Atlas Iron ‘on sound footing’, hits FY16 shipping target
JOHANNESBURG (miningweekly.com) – Iron-ore miner Atlas Iron is on a sound footing for the future after having completed a debt restructuring plan and reporting “excellent” performance in the June quarter, said outgoing MD David Flanagan on Wednesday.
Atlas Iron shipped 3.7-million wet metric tonnes (wmt) in the three months ended June, down 3% on the March quarter’s production, putting the company’s full-year shipments in the mid-range of its guidance at 14.5-million wet metric tonnes.
Shipped tonnes were slightly lower than the prior quarter, owing to an unplanned six-day port outload shut in June, when the Utah Point ship loader was damaged while loading another customer’s vessels.
C1 cash costs were maintained at A$33/wmt free-on-board (FoB) in the June quarter, while C1 cash costs came in slightly below its A$35/wmt to A$38/wmt guidance at A$34.49/wmt FoB.
Atlas has reduced its term loan debt from $267-million to $135-million and extended the maturity date from December 2017 to April 2021. This reduced the company’s yearly cash interest expense by about 65%.
The company had A$81-million cash at hand on June 30, compared with A$88-million at the end of March.
“The business has achieved significant cost and debt reductions over a number of months and this is now leading to strong operating margins.
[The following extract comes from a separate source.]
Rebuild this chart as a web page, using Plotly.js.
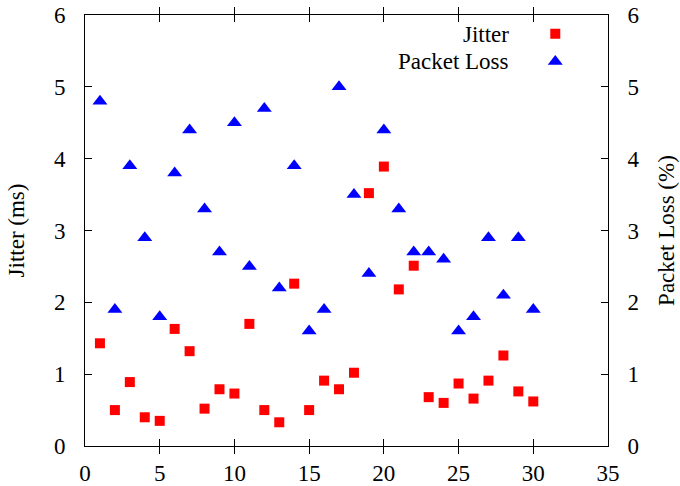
<!DOCTYPE html>
<html><head><meta charset="utf-8">
<script src="https://cdn.plot.ly/plotly-3.0.1.min.js"></script>
<style>html,body{margin:0;padding:0;background:#fff;}#chart{width:680px;height:486px;}</style>
</head><body><div id="chart"></div>
<script>
const runs = [1,2,3,4,5,6,7,8,9,10,11,12,13,14,15,16,17,18,19,20,21,22,23,24,25,26,27,28,29,30];
const jitter = [1.43,0.50,0.89,0.40,0.35,1.63,1.32,0.52,0.79,0.73,1.70,0.50,0.33,2.26,0.50,0.91,0.79,1.02,3.52,3.89,2.18,2.51,0.68,0.60,0.87,0.66,0.91,1.26,0.76,0.62];
const packetLoss = [4.8,1.9,3.9,2.9,1.8,3.8,4.4,3.3,2.7,4.5,2.5,4.7,2.2,3.9,1.6,1.9,5.0,3.5,2.4,4.4,3.3,2.7,2.7,2.6,1.6,1.8,2.9,2.1,2.9,1.9];
const seriesNames = ['Jitter','Packet Loss'];
const xTicks = [0,5,10,15,20,25,30,35];
const yTicks = [0,1,2,3,4,5,6];

const font = {family:'"Liberation Serif", "DejaVu Serif", serif', size:23, color:'#000'};
const traces = [
  {x:runs, y:jitter, type:'scatter', mode:'markers', name:'', xaxis:'x', yaxis:'y',
   marker:{symbol:'square', size:10, color:'#ff0000'}},
  {x:runs, y:packetLoss, type:'scatter', mode:'markers', name:'', xaxis:'x', yaxis:'y2',
   marker:{symbol:'triangle-up', size:13, color:'#0000ff'}}
];
const axisCommon = {showgrid:false, zeroline:false, showline:true, linecolor:'#000', linewidth:1,
  ticks:'inside', ticklen:7, tickcolor:'#000', tickfont:font};
const layout = {
  width:680, height:486, font:font,
  margin:{l:85, r:72, t:15, b:40},
  paper_bgcolor:'#fff', plot_bgcolor:'#fff',
  showlegend:true,
  legend:{x:0.947, xanchor:'right', y:1.0, yanchor:'top', bgcolor:'rgba(0,0,0,0)',
    font:Object.assign({}, font, {size:19}), itemwidth:30, tracegroupgap:0},
  xaxis:Object.assign({}, axisCommon, {range:[0,35], tickvals:xTicks, mirror:'allticks', ticklabelstandoff:6}),
  yaxis:Object.assign({}, axisCommon, {range:[0,6], tickvals:yTicks, mirror:'allticks', ticklabelstandoff:14,
    title:{text:'Jitter (ms)', font:font, standoff:22}}),
  yaxis2:Object.assign({}, axisCommon, {range:[0,6], tickvals:yTicks, overlaying:'y', side:'right', ticks:'', ticklabelstandoff:14,
    title:{text:'Packet Loss (%)', font:font, standoff:19}}),
  annotations:[
    {xref:'paper', yref:'paper', x:0.814, y:0.955, xanchor:'right', yanchor:'middle', text:seriesNames[0], showarrow:false, font:font},
    {xref:'paper', yref:'paper', x:0.814, y:0.893, xanchor:'right', yanchor:'middle', text:seriesNames[1], showarrow:false, font:font}
  ]
};
Plotly.newPlot('chart', traces, layout, {displayModeBar:false, staticPlot:true});
</script></body></html>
We generated A$30-million from our operations over the quarter after interest payments and our contractor profit sharing obligations.
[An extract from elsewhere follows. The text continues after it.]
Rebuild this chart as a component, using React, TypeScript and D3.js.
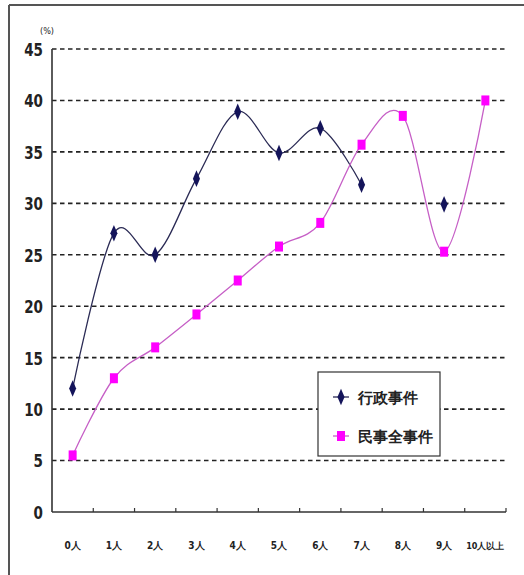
import React from "react";
import * as d3 from "d3";

const categories = ["0人", "1人", "2人", "3人", "4人", "5人", "6人", "7人", "8人", "9人", "10人以上"];
const seriesNames = ["行政事件", "民事全事件"];
const adminValues: (number | null)[] = [12, 27.1, 25, 32.4, 38.9, 34.9, 37.3, 31.8, null, 29.9, null];
const civilValues: (number | null)[] = [5.5, 13, 16, 19.2, 22.5, 25.8, 28.1, 35.7, 38.5, 25.3, 40];
const yTicks = [0, 5, 10, 15, 20, 25, 30, 35, 40, 45];
const unitLabel = "(%)";

const W = 524;
const H = 575;
const left = 52;
const right = 506;
const top = 49;
const bottom = 512;
const font = "'DejaVu Sans Condensed', 'DejaVu Sans', sans-serif";

export default function App() {
  const x = d3.scaleBand<string>().domain(categories).range([left, right]);
  const y = d3.scaleLinear().domain([0, 45]).range([bottom, top]);
  const cx = (i: number) => (x(categories[i]) as number) + x.bandwidth() / 2;

  const mkSegments = (vals: (number | null)[]) => {
    const segs: [number, number][][] = [];
    let cur: [number, number][] = [];
    vals.forEach((v, i) => {
      if (v == null) {
        if (cur.length) segs.push(cur);
        cur = [];
      } else cur.push([cx(i), y(v)]);
    });
    if (cur.length) segs.push(cur);
    return segs;
  };
  const line = d3.line<[number, number]>().curve(d3.curveCardinal.tension(0));
  const adminSegs = mkSegments(adminValues).filter((s) => s.length > 1);
  const civilSegs = mkSegments(civilValues).filter((s) => s.length > 1);
  const diamond = d3.symbol().type(d3.symbolDiamond).size(60)() as string;

  const navyLine = "#2b2b55";
  const navyMark = "#14145a";
  const pinkLine = "#c65fc6";
  const pinkMark = "#ff00ff";

  return (
    <svg width={W} height={H} style={{ position: "absolute", left: 0, top: 0, background: "#fff" }}>
      <rect x={0} y={0} width={W} height={H} fill="#fff" />
      <line x1={9} y1={5} x2={W} y2={5} stroke="#555" strokeWidth={2} />
      <line x1={9} y1={5} x2={9} y2={H} stroke="#555" strokeWidth={2} />

      {yTicks.filter((t) => t > 0).map((t) => (
        <line key={t} x1={left} x2={right} y1={y(t)} y2={y(t)} stroke="#222" strokeWidth={1.6} strokeDasharray="4.5,3.5" />
      ))}
      <line x1={left} x2={left} y1={top} y2={bottom} stroke="#333" strokeWidth={1.6} />
      <line x1={left} x2={right} y1={bottom} y2={bottom} stroke="#333" strokeWidth={1.6} />
      {categories.map((c) => (
        <line key={c} x1={(x(c) as number) + x.bandwidth()} x2={(x(c) as number) + x.bandwidth()} y1={bottom} y2={bottom - 4} stroke="#333" strokeWidth={1.2} />
      ))}
      {yTicks.map((t) => (
        <text key={t} x={43} y={y(t) + 6} textAnchor="end" fontFamily={font} fontWeight="bold" fontSize={15} fill="#222" transform={`translate(0,${-y(t) * 0.15}) scale(1,1.15)`}>
          {t}
        </text>
      ))}
      <text x={40} y={34} fontFamily={font} fontSize={9} fill="#222">{unitLabel}</text>
      {categories.map((c, i) => (
        <text key={c} x={cx(i)} y={549} textAnchor="middle" fontFamily={font} fontWeight="bold" fontSize={i === 10 ? 9 : 10} fill="#222">
          {c}
        </text>
      ))}

      {adminSegs.map((s, k) => (
        <path key={"a" + k} d={line(s) as string} fill="none" stroke={navyLine} strokeWidth={1.3} />
      ))}
      {civilSegs.map((s, k) => (
        <path key={"c" + k} d={line(s) as string} fill="none" stroke={pinkLine} strokeWidth={1.3} />
      ))}
      {civilValues.map((v, i) =>
        v == null ? null : (
          <rect key={"cm" + i} x={cx(i) - 4} y={y(v) - 5} width={8} height={10} fill={pinkMark} />
        )
      )}
      {adminValues.map((v, i) =>
        v == null ? null : (
          <path key={"am" + i} d={diamond} transform={`translate(${cx(i)},${y(v)}) scale(0.85,1.15)`} fill={navyMark} />
        )
      )}

      <rect x={318} y={372} width={122} height={84} fill="#fff" stroke="#333" strokeWidth={1.2} />
      <line x1={333} x2={349} y1={397} y2={397} stroke={navyLine} strokeWidth={1.3} />
      <path d={diamond} transform={`translate(341,397) scale(0.85,1.15)`} fill={navyMark} />
      <text x={358} y={403} fontFamily={font} fontWeight="bold" fontSize={15} fill="#222">{seriesNames[0]}</text>
      <line x1={333} x2={349} y1={436} y2={436} stroke={pinkLine} strokeWidth={1.3} />
      <rect x={337} y={431} width={8} height={10} fill={pinkMark} />
      <text x={358} y={442} fontFamily={font} fontWeight="bold" fontSize={15} fill="#222">{seriesNames[1]}</text>
    </svg>
  );
}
“It’s now about consolidating that improved performance and delivering value for shareholders,” said Flanagan, who will finish as MD of the company on August 5.
Atlas nonexecutive director Daniel Harris, who was until recently CEO and COO of Atlantic in Perth, has been appointed interim MD and CEO and will continue in this role until a permanent replacement is appointed. Thereafter, Harris will revert to being a nonexecutive director.